Hand in Hand am "Menschenfresserberg": Gemeinsam gedachten die Präsidenten Deutschlands und Frankreichs, Gauck und Hollande, im Elsass der Opfer des Ersten Weltkriegs. © AFP PHOTO/POOL/CHRISTOPHE KARABA
Von Manfred Schneider  · 15.09.2014
Auch wenn es in Kriegszeiten unvorstellbar scheint: Der aktuelle Feind kann später zum Freund werden. Deutschland und Frankreich sind ein berühmtes Beispiel für einen solchen Beziehungswandel.
Feinde – das zeigen die Erfahrungen der Geschichte und in der Politik der letzten Jahre – sind nicht für alle Zeiten Feinde. Deutsche und Franzosen haben nach vielen Kriegen seit 1789 ihre sogenannte "Erbfeindschaft" nicht mehr weitergegeben. Und die Amerikaner mussten die Erfahrung machen, dass ihre einstigen Freunde im Kampf gegen die alte Sowjetunion, die Talibanrebellen in Afghanistan, plötzlich zu Feinden wurden, als diese die Macht in ihrem Land eroberten.
Wie im Deutschen zeigen auch andere Sprachen an, dass Freund und Feind sehr ähnliche Namen haben und sich daher ähnlich sind: Das gilt für "fiend" und "friend" im Englischen, oder "amico" und "nemico" im Italienischen. Die romanischen Sprachen folgen dem Lateinischen, wo das Wort für Feind "inimicus" nur die Verneinung des Wortes für Freund "amicus" ist.
Warum verwandeln sich nicht nur sprachlich, sondern auch empirisch und vor allem politisch Freunde so schnell in Feinde, während der umgekehrte Vorgang sehr viel länger dauert?
Der Feind ist durch Worte verunstaltet
Der Feind, vor allem der politische Feind, mit dem ich in Krieg führe, ist nicht irgendeine Gestalt, sondern eine moralisch verworfene Person. Wir wollen nicht die Kriegspropaganda unserer Tage zitieren, etwa welche Worte mit den tödlichen Raketen und Bomben zwischen der palästinensischen Hamas-Organisation und Israel hin- und herflogen.
Nehmen wir ein altes literarisches Beispiel. In dem mittelalterlichen Rolandslied, das von der Schlacht zwischen den Heiden und dem Christenheer Karls des Großen erzählt, ruft der Kaiser Karl seinen fränkische Rittern zu: "Seht die Heiden! Es sind Schurken und Feiglinge."

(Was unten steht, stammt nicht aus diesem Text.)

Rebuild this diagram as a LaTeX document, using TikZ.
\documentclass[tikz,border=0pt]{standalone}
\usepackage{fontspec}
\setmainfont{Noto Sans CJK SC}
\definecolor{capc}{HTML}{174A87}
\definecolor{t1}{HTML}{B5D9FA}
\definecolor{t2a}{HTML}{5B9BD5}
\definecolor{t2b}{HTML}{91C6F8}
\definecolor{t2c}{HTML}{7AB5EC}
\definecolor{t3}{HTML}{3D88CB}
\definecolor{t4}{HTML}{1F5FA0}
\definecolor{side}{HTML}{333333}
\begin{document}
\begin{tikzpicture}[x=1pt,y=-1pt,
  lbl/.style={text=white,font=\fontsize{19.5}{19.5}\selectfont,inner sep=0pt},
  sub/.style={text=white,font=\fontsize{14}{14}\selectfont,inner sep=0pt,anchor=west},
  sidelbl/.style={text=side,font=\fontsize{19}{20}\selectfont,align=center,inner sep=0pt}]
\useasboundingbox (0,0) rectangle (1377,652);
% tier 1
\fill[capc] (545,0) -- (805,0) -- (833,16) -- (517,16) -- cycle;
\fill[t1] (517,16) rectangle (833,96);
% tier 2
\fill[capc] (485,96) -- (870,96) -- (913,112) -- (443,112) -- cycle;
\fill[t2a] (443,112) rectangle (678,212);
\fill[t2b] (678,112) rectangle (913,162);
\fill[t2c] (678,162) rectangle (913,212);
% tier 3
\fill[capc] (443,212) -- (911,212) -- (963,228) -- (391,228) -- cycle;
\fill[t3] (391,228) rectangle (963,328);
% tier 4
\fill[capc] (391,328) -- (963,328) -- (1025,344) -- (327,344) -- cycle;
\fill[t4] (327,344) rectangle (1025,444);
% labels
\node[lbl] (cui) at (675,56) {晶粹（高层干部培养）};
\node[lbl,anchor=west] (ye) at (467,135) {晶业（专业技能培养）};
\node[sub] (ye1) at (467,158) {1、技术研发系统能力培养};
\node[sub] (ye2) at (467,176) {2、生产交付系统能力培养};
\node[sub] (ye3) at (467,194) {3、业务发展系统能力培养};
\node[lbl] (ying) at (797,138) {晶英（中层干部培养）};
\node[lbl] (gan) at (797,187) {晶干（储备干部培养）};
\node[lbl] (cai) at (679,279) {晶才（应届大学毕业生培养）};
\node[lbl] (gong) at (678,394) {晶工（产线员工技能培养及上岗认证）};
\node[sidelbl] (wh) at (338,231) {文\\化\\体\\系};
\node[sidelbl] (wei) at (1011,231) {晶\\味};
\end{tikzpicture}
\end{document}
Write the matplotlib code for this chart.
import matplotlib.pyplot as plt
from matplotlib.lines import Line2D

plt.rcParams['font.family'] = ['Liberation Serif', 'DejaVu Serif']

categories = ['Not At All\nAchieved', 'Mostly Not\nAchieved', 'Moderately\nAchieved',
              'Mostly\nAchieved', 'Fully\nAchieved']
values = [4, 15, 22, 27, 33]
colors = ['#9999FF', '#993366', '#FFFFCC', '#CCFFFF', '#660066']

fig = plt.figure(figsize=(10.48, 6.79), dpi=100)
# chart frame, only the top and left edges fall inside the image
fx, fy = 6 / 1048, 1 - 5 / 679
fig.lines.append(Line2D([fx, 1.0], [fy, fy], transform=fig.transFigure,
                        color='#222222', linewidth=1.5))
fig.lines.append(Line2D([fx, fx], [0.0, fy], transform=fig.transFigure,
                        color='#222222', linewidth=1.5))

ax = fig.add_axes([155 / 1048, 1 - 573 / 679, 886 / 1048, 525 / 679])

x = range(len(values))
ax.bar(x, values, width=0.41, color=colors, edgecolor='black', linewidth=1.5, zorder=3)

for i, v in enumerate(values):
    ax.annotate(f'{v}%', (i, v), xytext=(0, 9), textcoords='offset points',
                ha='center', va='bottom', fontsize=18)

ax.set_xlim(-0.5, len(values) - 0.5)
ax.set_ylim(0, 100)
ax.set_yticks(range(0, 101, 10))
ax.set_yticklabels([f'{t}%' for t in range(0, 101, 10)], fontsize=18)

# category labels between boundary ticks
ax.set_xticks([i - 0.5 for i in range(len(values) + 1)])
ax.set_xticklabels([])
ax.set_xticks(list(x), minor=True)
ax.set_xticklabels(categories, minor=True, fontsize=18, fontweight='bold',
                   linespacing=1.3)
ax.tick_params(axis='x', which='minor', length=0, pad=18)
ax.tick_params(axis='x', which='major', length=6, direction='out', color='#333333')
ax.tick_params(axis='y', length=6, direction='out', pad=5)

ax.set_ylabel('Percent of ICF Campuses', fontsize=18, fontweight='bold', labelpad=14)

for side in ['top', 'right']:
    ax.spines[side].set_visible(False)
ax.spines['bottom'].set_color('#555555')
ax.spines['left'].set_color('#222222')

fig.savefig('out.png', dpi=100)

Es gibt keine Feinde, ohne dass ihnen neben Speeren und Kugeln auch üble Worte um die Ohren fliegen. Der Feind im Krieg, im Nationenkrieg, im Bürgerkrieg, im Religionskrieg und im Guerillakrieg ist durch Worte verunstaltet. Ritter und Soldaten richten nur auf moralisch und ästhetisch entstellte Feinde ihre Schwerter oder Kanonen. Der deutsche Dichter Heinrich von Kleist suchte 1809 den Hass der Deutschen auf die Franzosen zu schüren, indem er Napoleon so vorstellte: "Als einen verabscheuungswürdigen Menschen; für den Anfang alles Bösen und das Ende alles Guten. (…) Als einen, der Hölle entstiegenen, Vatermördergeist (…)." Der Feind hat kein Gesicht, sondern ist aus Worten gemacht.
Heute, nach 200 Jahren, treten die einstigen Freunde unter Karl dem Großen und Feinde unter Napoleon oder Wilhelm II. in Gestalt des französischen Präsidenten und des deutschen Bundespräsidenten vor die Gräber der unzähligen Toten der beiden Weltkriege, Hand in Hand. Der Feind ist ein ehemaliger und künftiger Freund.